What the exercise asks:
Starting at the first line of the listing below, repeat each line exactly until the line containing "W, H = 520, 339", which you include. Leave out pictures.

Given data:
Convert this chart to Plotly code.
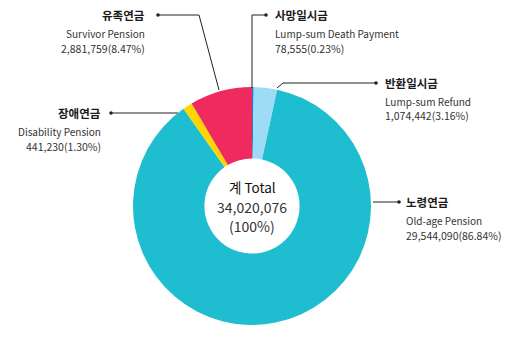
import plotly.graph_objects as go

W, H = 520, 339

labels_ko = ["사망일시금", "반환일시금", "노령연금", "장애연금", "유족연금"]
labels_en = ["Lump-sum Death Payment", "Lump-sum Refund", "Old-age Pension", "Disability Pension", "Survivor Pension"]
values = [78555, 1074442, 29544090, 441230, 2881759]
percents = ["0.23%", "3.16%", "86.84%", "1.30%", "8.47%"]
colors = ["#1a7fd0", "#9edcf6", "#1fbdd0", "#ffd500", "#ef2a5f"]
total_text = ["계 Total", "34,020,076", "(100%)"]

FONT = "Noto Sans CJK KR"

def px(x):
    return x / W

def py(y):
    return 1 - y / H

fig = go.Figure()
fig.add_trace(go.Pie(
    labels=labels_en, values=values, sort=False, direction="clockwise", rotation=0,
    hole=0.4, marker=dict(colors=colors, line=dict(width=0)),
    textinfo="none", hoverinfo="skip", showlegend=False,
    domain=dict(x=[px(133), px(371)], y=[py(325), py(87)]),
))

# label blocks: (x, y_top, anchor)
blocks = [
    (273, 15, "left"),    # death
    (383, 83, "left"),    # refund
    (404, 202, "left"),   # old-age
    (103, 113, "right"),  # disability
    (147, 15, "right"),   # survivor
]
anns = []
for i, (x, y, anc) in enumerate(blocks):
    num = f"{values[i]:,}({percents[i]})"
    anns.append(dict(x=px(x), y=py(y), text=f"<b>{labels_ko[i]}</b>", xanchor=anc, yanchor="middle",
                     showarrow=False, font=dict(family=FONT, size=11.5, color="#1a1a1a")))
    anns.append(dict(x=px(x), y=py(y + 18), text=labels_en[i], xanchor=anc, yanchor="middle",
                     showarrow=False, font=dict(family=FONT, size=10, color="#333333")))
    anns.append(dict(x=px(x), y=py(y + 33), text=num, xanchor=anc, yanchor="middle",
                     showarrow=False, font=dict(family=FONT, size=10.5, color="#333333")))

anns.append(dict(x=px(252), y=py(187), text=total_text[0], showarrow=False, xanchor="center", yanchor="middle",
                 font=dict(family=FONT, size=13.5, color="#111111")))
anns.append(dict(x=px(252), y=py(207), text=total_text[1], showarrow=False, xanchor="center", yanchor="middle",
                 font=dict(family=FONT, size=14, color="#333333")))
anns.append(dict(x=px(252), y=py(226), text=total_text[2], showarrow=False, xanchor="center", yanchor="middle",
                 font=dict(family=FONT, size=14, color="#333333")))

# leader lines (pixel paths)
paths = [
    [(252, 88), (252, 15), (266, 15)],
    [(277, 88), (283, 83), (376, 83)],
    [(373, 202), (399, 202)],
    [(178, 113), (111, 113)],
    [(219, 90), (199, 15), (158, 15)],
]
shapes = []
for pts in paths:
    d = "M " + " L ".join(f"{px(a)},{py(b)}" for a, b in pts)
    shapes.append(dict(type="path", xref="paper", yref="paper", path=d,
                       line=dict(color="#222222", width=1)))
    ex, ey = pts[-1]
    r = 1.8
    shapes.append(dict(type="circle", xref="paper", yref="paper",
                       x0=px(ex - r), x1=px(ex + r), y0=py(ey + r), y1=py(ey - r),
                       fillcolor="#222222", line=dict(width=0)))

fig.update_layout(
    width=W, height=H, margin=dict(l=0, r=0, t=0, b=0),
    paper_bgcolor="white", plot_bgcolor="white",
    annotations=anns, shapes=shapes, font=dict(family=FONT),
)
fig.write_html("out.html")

The completed task:
Convert this chart to Plotly code.
import plotly.graph_objects as go

W, H = 520, 339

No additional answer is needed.